THE LOGISTICS OF winter stocking in Ladakh is the big challenge that India must address in whatever manner possible because that could be the decisive factor in the event of war. The two major mountain passes—Zoji La and Rohtang—are of little use from November to April. So whatever is required by our troops—not just at the LAC but in Siachen and Kargil as well—must be pushed through by the end of October. The Rohtang Pass now has the Atal Tunnel but Zoji La does not. This, along with activating the Chushul airfield, is essential. The move of the Special Frontier Force (SFF) and Indian troops to the heights around was perhaps for this purpose too. Airlifts of essentials are the only lifeline for troops on those freezing frontlines. There is now a need to speed up work on the Chushul airfield that was ignored all these years.
India’s big disadvantage versus Chinese capabilities is the lack of satellite capabilities and their inputs. Apparently, of the total number of satellites in the skies, the US and China have 45 per cent and the rest belong to other countries. India’s share is minuscule. So if we require satellite inputs—which we will in the event of conflict—our sources, for now, would be the US and Israel, and possibly Russia and France. Some very useful data is available, for a price, from private companies in the West. But India may be reluctant to use their inputs as this could give away Delhi’s intent. Satellite inputs apart, today’s battlefield has a number of information providers from troops on the front, unmanned aerial vehicles (UAV), helicopters and AWACS (airborne warning and control system). But a 30 sq cm satellite photo may not be helpful in giving the correct status of the enemy’s troops. Hence we should not dismiss the role of local spies as they are often the eyes on the ground.

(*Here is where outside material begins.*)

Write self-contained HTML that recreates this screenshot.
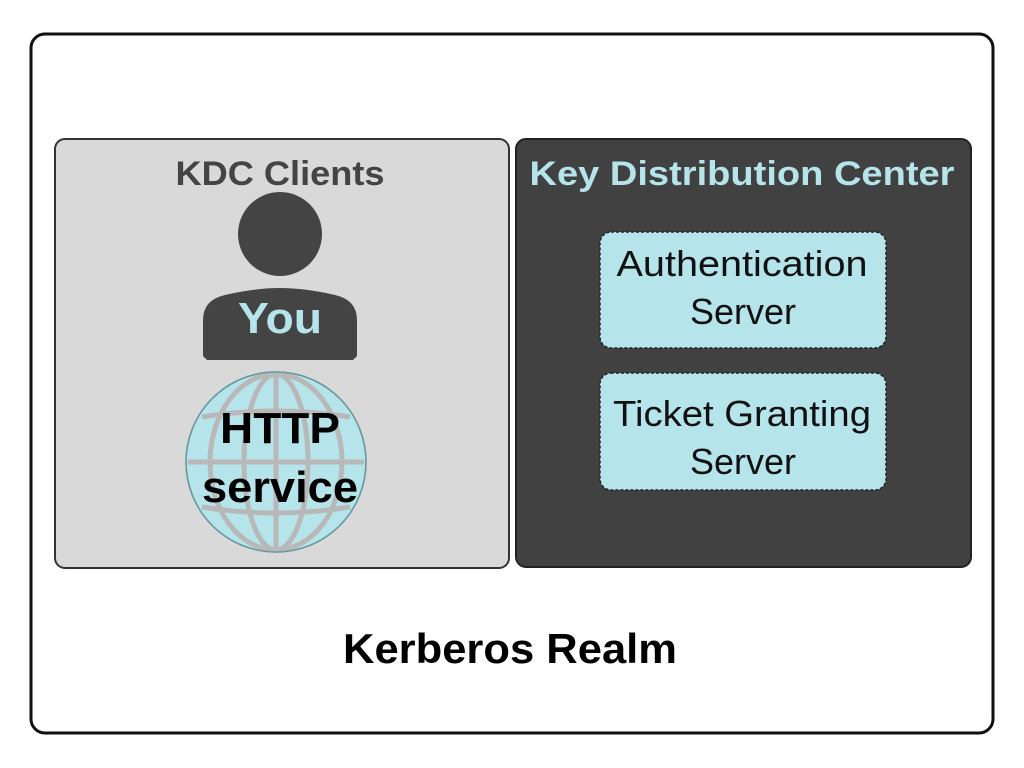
<!DOCTYPE html>
<html><head><meta charset="utf-8"><style>html,body{margin:0;padding:0;background:#fff}svg{display:block}</style></head>
<body>
<svg width="1024" height="768" viewBox="0 0 1024 768" xmlns="http://www.w3.org/2000/svg" font-family="Liberation Sans, sans-serif">
<rect x="0" y="0" width="1024" height="768" fill="#fff"/>
<rect x="31" y="34" width="962" height="699" rx="14" fill="#fff" stroke="#111" stroke-width="3"/>
<rect x="55" y="139" width="454" height="429" rx="10" fill="#d9d9d9" stroke="#333" stroke-width="2"/>
<rect x="516" y="139" width="455" height="428" rx="10" fill="#414141" stroke="#222" stroke-width="2"/>
<text x="280" y="185" font-weight="bold" font-size="34" fill="#444" text-anchor="middle" textLength="209" lengthAdjust="spacingAndGlyphs">KDC Clients</text>
<text x="742" y="185" font-weight="bold" font-size="34" fill="#b5e4ea" text-anchor="middle" textLength="425" lengthAdjust="spacingAndGlyphs">Key Distribution Center</text>
<!-- person -->
<circle cx="280" cy="234" r="42" fill="#444"/>
<path d="M203 320 Q203 300 225 295 Q255 288 280 288 Q305 288 335 295 Q357 300 357 320 L357 356 L353 360 L207 360 L203 356 Z" fill="#444"/>
<text x="280" y="333" font-weight="bold" font-size="44" fill="#b5e4ea" text-anchor="middle" textLength="84" lengthAdjust="spacingAndGlyphs">You</text>
<!-- globe -->
<circle cx="276" cy="462" r="90" fill="#b5e4ea" stroke="#6a9aa0" stroke-width="1.5"/>
<g fill="none" stroke="#b8b8b8" stroke-width="5">
<ellipse cx="276" cy="462" rx="32" ry="88"/>
<ellipse cx="276" cy="462" rx="66" ry="88"/>
<line x1="188" y1="462" x2="364" y2="462"/>
<path d="M202 417 Q276 405 350 417"/>
<path d="M202 507 Q276 519 350 507"/>
<line x1="276" y1="374" x2="276" y2="550"/>
</g>
<circle cx="276" cy="462" r="90" fill="none" stroke="#6a9aa0" stroke-width="1.5"/>
<text x="280" y="443" font-weight="bold" font-size="44" fill="#000" text-anchor="middle" textLength="120" lengthAdjust="spacingAndGlyphs">HTTP</text>
<text x="280" y="502" font-weight="bold" font-size="44" fill="#000" text-anchor="middle" textLength="156" lengthAdjust="spacingAndGlyphs">service</text>
<!-- boxes -->
<rect x="600" y="232" width="286" height="116" rx="11" fill="#b5e4ea" stroke="#222" stroke-width="1.5" stroke-dasharray="3 2"/>
<rect x="600" y="373" width="286" height="117" rx="11" fill="#b5e4ea" stroke="#222" stroke-width="1.5" stroke-dasharray="3 2"/>
<g font-size="36" fill="#111" text-anchor="middle">
<text x="742" y="276" textLength="251" lengthAdjust="spacingAndGlyphs">Authentication</text>
<text x="743" y="324" textLength="106" lengthAdjust="spacingAndGlyphs">Server</text>
<text x="742" y="426" textLength="258" lengthAdjust="spacingAndGlyphs">Ticket Granting</text>
<text x="743" y="474" textLength="106" lengthAdjust="spacingAndGlyphs">Server</text>
</g>
<text x="510" y="663" font-weight="bold" font-size="42" fill="#000" text-anchor="middle" textLength="334" lengthAdjust="spacingAndGlyphs">Kerberos Realm</text>
</svg>
</body></html>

Some US analysts have recently expressed fears that any escalation around the Kashmir and Ladakh region could spark a bigger Sino-US conflict and even possibly a world war. But Beijing is now between the devil and the deep sea, surrounded as it is by US naval task forces and facing India’s tough stand against its territorial incursions. And if Beijing decides to raise the level and threaten the use of nuclear weapons, it must know that India can respond. It isn’t the numbers of missiles and warheads that matter but the fear of ‘mutually assured destruction’, or MAD, as the strategists call it. However, a Chinese-led escalation would provide the US the ‘Pearl Harbour moment’ which, reports say, is what Washington has been waiting for.

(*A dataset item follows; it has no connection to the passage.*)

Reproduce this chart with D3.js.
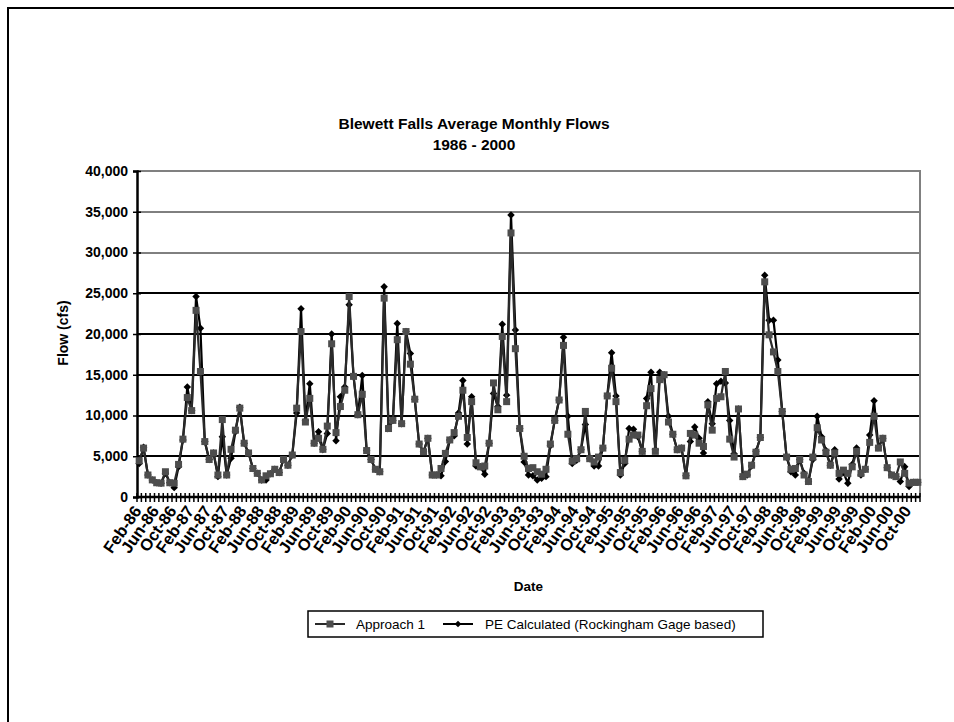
<!DOCTYPE html>
<html lang="en">
<head>
<meta charset="utf-8">
<title>Blewett Falls Average Monthly Flows</title>
<script type="text/javascript" src="https://d3js.org/d3.v7.min.js"></script>
<style type="text/css">
  html, body { margin: 0; padding: 0; background: #fff; }
  svg text { font-family: Arial, "Liberation Sans", sans-serif; fill: #000; }
  .bold { font-weight: bold; }
</style>
</head>
<body>
<script type="text/javascript">
// monthly data, Feb-86 .. Dec-00 (179 months)
var startMonth = new Date(1986, 1, 1);
var endMonth = new Date(2001, 0, 1);

var tickLabels = ["Feb-86","Jun-86","Oct-86","Feb-87","Jun-87","Oct-87","Feb-88","Jun-88","Oct-88",
  "Feb-89","Jun-89","Oct-89","Feb-90","Jun-90","Oct-90","Feb-91","Jun-91","Oct-91","Feb-92","Jun-92",
  "Oct-92","Feb-93","Jun-93","Oct-93","Feb-94","Jun-94","Oct-94","Feb-95","Jun-95","Oct-95","Feb-96",
  "Jun-96","Oct-96","Feb-97","Jun-97","Oct-97","Feb-98","Jun-98","Oct-98","Feb-99","Jun-99","Oct-99",
  "Feb-00","Jun-00","Oct-00"];

var yTicks = [0, 5000, 10000, 15000, 20000, 25000, 30000, 35000, 40000];

// Approach 1 (squares)
var approach1 = [
  4450, 6000, 2700, 2100, 1750, 1700, 3100, 1750, 1700, 4000, 7100, 12200,
  10600, 22900, 15400, 6800, 4600, 5400, 2700, 9500, 2700, 5850, 8200, 10900,
  6600, 5400, 3500, 2900, 2100, 2600, 2850, 3400, 3000, 4600, 3900, 5150,
  10900, 20300, 9200, 12100, 6600, 7200, 5850, 8700, 18800, 7900, 11100, 13100,
  24600, 14800, 10100, 12600, 5700, 4600, 3400, 3100, 24400, 8400, 9400, 19300,
  9000, 20300, 16300, 12000, 6500, 5550, 7200, 2700, 2700, 3500, 5350, 7000,
  7900, 9900, 13100, 7300, 11700, 4200, 3700, 3800, 6600, 14000, 10700, 19700,
  11700, 32400, 18200, 8400, 5000, 3500, 3600, 3100, 2800, 3400, 6500, 9400,
  11900, 18600, 7700, 4400, 4700, 5800, 10500, 4700, 4300, 4900, 6000, 12400,
  15800, 11700, 3000, 4500, 7100, 7600, 7600, 5600, 11200, 13300, 5600, 14400,
  15000, 9200, 7700, 5800, 6000, 2600, 7800, 7600, 6600, 6200, 11300, 8200,
  12100, 12300, 15400, 7100, 4900, 10800, 2500, 2800, 3900, 5500, 7300, 26400,
  19900, 17800, 15400, 10500, 4900, 3400, 3500, 4600, 2700, 1900, 4900, 8500,
  7000, 5500, 3900, 5400, 2900, 3300, 2900, 3700, 5600, 2900, 3400, 6700,
  9900, 6000, 7200, 3600, 2700, 2500, 4300, 2900, 1700, 1800, 1800
];

// PE Calculated (Rockingham Gage based) (diamonds)
var peCalc = [
  4100, 6100, 2700, 2100, 1750, 1700, 2900, 1750, 1150, 3700, 7000, 13500,
  10600, 24600, 20700, 6800, 4600, 5400, 2500, 7400, 2700, 4750, 8000, 11000,
  6600, 5400, 3500, 2900, 2100, 2100, 2850, 3400, 3000, 4600, 3900, 5150,
  10300, 23100, 9400, 13900, 6600, 8000, 5850, 7800, 20000, 6900, 12300, 13500,
  23600, 14800, 10100, 14900, 5700, 4600, 3400, 3100, 25800, 8600, 9400, 21300,
  9000, 20300, 17600, 12000, 6500, 5550, 7200, 2700, 2700, 2600, 4350, 7000,
  7500, 10300, 14300, 6500, 12300, 3800, 3700, 2800, 6600, 12700, 11100, 21200,
  12500, 34600, 20500, 8400, 4300, 2700, 2600, 2100, 2300, 2500, 6300, 9400,
  11900, 19600, 9900, 4100, 4500, 5800, 8900, 4700, 3800, 3800, 6000, 12400,
  17700, 12400, 2700, 4100, 8400, 8300, 7400, 5600, 12100, 15300, 5800, 15300,
  15000, 9900, 7700, 5800, 6000, 2600, 6800, 8600, 7200, 5400, 11700, 9000,
  13900, 14200, 14000, 9400, 5300, 10800, 2500, 2700, 3800, 5600, 7300, 27200,
  21700, 21700, 16800, 10500, 4900, 3100, 2700, 4600, 2900, 1900, 4600, 9900,
  7400, 5700, 3900, 5800, 2200, 3000, 1700, 4000, 6000, 2700, 3400, 7600,
  11800, 6100, 7200, 3600, 2700, 2500, 1900, 3700, 1300, 1800, 1800
];

var months = d3.timeMonth.range(startMonth, endMonth);
var fmt = d3.timeFormat("%b-%y");
var categories = months.map(function(d) { return fmt(d); });

var W = 954, H = 722;
var plot = { left: 137, right: 920, top: 171, bottom: 497 };

var svg = d3.select("body")
  .append("svg")
  .attr("width", W)
  .attr("height", H);

// outer chart border (right and bottom fall outside the picture)
svg.append("rect")
  .attr("x", 8).attr("y", 8)
  .attr("width", 1000).attr("height", 900)
  .attr("fill", "none")
  .attr("stroke", "#000")
  .attr("stroke-width", 2);

var x = d3.scaleBand()
  .domain(categories)
  .range([plot.left, plot.right])
  .paddingInner(0).paddingOuter(0);

var y = d3.scaleLinear()
  .domain([0, 40000])
  .range([plot.bottom, plot.top]);

// gridlines
svg.append("g")
  .selectAll("line")
  .data(yTicks.filter(function(d) { return d > 0 && d < 40000; }))
  .enter()
  .append("line")
  .attr("x1", plot.left).attr("x2", plot.right)
  .attr("y1", function(d) { return Math.round(y(d)); })
  .attr("y2", function(d) { return Math.round(y(d)); })
  .attr("stroke", "#000")
  .attr("stroke-width", function(d) { return d >= 30000 ? 1 : 2; });

// plot area frame top & right (gray)
svg.append("path")
  .attr("d", "M" + plot.left + "," + plot.top + "H" + plot.right + "V" + plot.bottom)
  .attr("fill", "none")
  .attr("stroke", "#808080")
  .attr("stroke-width", 2);

// y axis
var yAxis = d3.axisLeft(y)
  .tickValues(yTicks)
  .tickSize(4)
  .tickFormat(d3.format(","));
var gy = svg.append("g")
  .attr("transform", "translate(" + plot.left + ",0)")
  .call(yAxis);
gy.select(".domain").attr("stroke", "#000").attr("stroke-width", 2.5);
gy.selectAll(".tick line").attr("x2", 4).attr("x1", -4).attr("stroke-width", 1.5);
gy.selectAll(".tick text")
  .attr("x", -9)
  .attr("class", "bold")
  .style("font-size", "14px")
  .style("font-family", "Arial, 'Liberation Sans', sans-serif");

// x axis, cross ticks on every category boundary
var gx = svg.append("g");
gx.selectAll("line.tk")
  .data(d3.range(categories.length + 1))
  .enter()
  .append("line")
  .attr("class", "tk")
  .attr("x1", function(i) { return plot.left + i * x.step(); })
  .attr("x2", function(i) { return plot.left + i * x.step(); })
  .attr("y1", plot.bottom - 4)
  .attr("y2", plot.bottom + 5)
  .attr("stroke", "#000")
  .attr("stroke-width", 1.5);
gx.append("line")
  .attr("x1", plot.left).attr("x2", plot.right)
  .attr("y1", plot.bottom).attr("y2", plot.bottom)
  .attr("stroke", "#000")
  .attr("stroke-width", 2.5);

// every 4th month label, rotated
gx.selectAll("text")
  .data(categories.filter(function(d) { return tickLabels.indexOf(d) >= 0; }))
  .enter()
  .append("text")
  .attr("class", "bold")
  .style("font-size", "16.5px")
  .attr("text-anchor", "end")
  .attr("transform", function(d) {
    var cx = x(d) + x.bandwidth() / 2 + 3;
    return "translate(" + cx + "," + (plot.bottom + 14) + ") rotate(-55)";
  })
  .text(function(d) { return d; });

// series
var line = d3.line()
  .x(function(d, i) { return x(categories[i]) + x.bandwidth() / 2; })
  .y(function(d) { return y(d); });

svg.append("path")
  .datum(peCalc)
  .attr("d", line)
  .attr("fill", "none")
  .attr("stroke", "#000")
  .attr("stroke-width", 2.2);

svg.append("g")
  .selectAll("path")
  .data(peCalc)
  .enter()
  .append("path")
  .attr("d", d3.symbol().type(d3.symbolSquare).size(28))
  .attr("transform", function(d, i) {
    return "translate(" + (x(categories[i]) + x.bandwidth() / 2) + "," + y(d) + ") rotate(45)";
  })
  .attr("fill", "#000");

svg.append("path")
  .datum(approach1)
  .attr("d", line)
  .attr("fill", "none")
  .attr("stroke", "#2a2a2a")
  .attr("stroke-width", 2.2);

svg.append("g")
  .selectAll("rect")
  .data(approach1)
  .enter()
  .append("rect")
  .attr("x", function(d, i) { return x(categories[i]) + x.bandwidth() / 2 - 3.5; })
  .attr("y", function(d) { return y(d) - 3.5; })
  .attr("width", 7).attr("height", 7)
  .attr("fill", "#4d4d4d");

// titles
svg.append("text")
  .attr("class", "bold")
  .attr("x", 474).attr("y", 129)
  .attr("text-anchor", "middle")
  .style("font-size", "15.5px")
  .text("Blewett Falls Average Monthly Flows");
svg.append("text")
  .attr("class", "bold")
  .attr("x", 474).attr("y", 150)
  .attr("text-anchor", "middle")
  .style("font-size", "15.5px")
  .text("1986 - 2000");

svg.append("text")
  .attr("class", "bold")
  .attr("transform", "translate(68,333) rotate(-90)")
  .attr("text-anchor", "middle")
  .style("font-size", "14px")
  .text("Flow (cfs)");

svg.append("text")
  .attr("class", "bold")
  .attr("x", (plot.left + plot.right) / 2).attr("y", 591)
  .attr("text-anchor", "middle")
  .style("font-size", "13.5px")
  .text("Date");

// legend
var lg = svg.append("g");
lg.append("rect")
  .attr("x", 308).attr("y", 611)
  .attr("width", 455).attr("height", 26)
  .attr("fill", "#fff")
  .attr("stroke", "#000")
  .attr("stroke-width", 1.5);
lg.append("line")
  .attr("x1", 315).attr("x2", 345).attr("y1", 624).attr("y2", 624)
  .attr("stroke", "#2a2a2a").attr("stroke-width", 2);
lg.append("rect")
  .attr("x", 326.5).attr("y", 620.5).attr("width", 7).attr("height", 7)
  .attr("fill", "#4d4d4d");
lg.append("text")
  .attr("x", 356).attr("y", 629)
  .style("font-size", "13.5px")
  .text("Approach 1");
lg.append("line")
  .attr("x1", 443).attr("x2", 473).attr("y1", 624).attr("y2", 624)
  .attr("stroke", "#000").attr("stroke-width", 2);
lg.append("path")
  .attr("d", d3.symbol().type(d3.symbolSquare).size(22))
  .attr("transform", "translate(458,624) rotate(45)")
  .attr("fill", "#000");
lg.append("text")
  .attr("x", 485).attr("y", 629)
  .style("font-size", "13.5px")
  .text("PE Calculated (Rockingham Gage based)");
</script>
</body>
</html>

In the last paragraph of their essay on China, the authors of the book 2020: World of War—a set of conflict scenarios—tell us how Xi Jinping is woken up after midnight by his advisors who inform him that the world is ready to bomb China to the high heavens for a military (mis)adventure that went wrong in the South China Sea. And when asked by his wife ‘what is it?’, Xi replies: ‘we have just got something terribly wrong’. This scenario may well apply to the Sino-Indian front as China faces up to what it had assumed—and how this might just spiral out of its control. If the assertions of India’s leadership can be taken seriously, India is up for a fight, since politicians only resort to the military option if there are no others and if they stand to gain from it. In the case of China, its leadership seems keen on going ahead with the military option as, in Xi Jinping’s assessment, China has enough military power to enforce its territorial claims on India and to deal with the challenge posed by the US. But he may just be proved very wrong.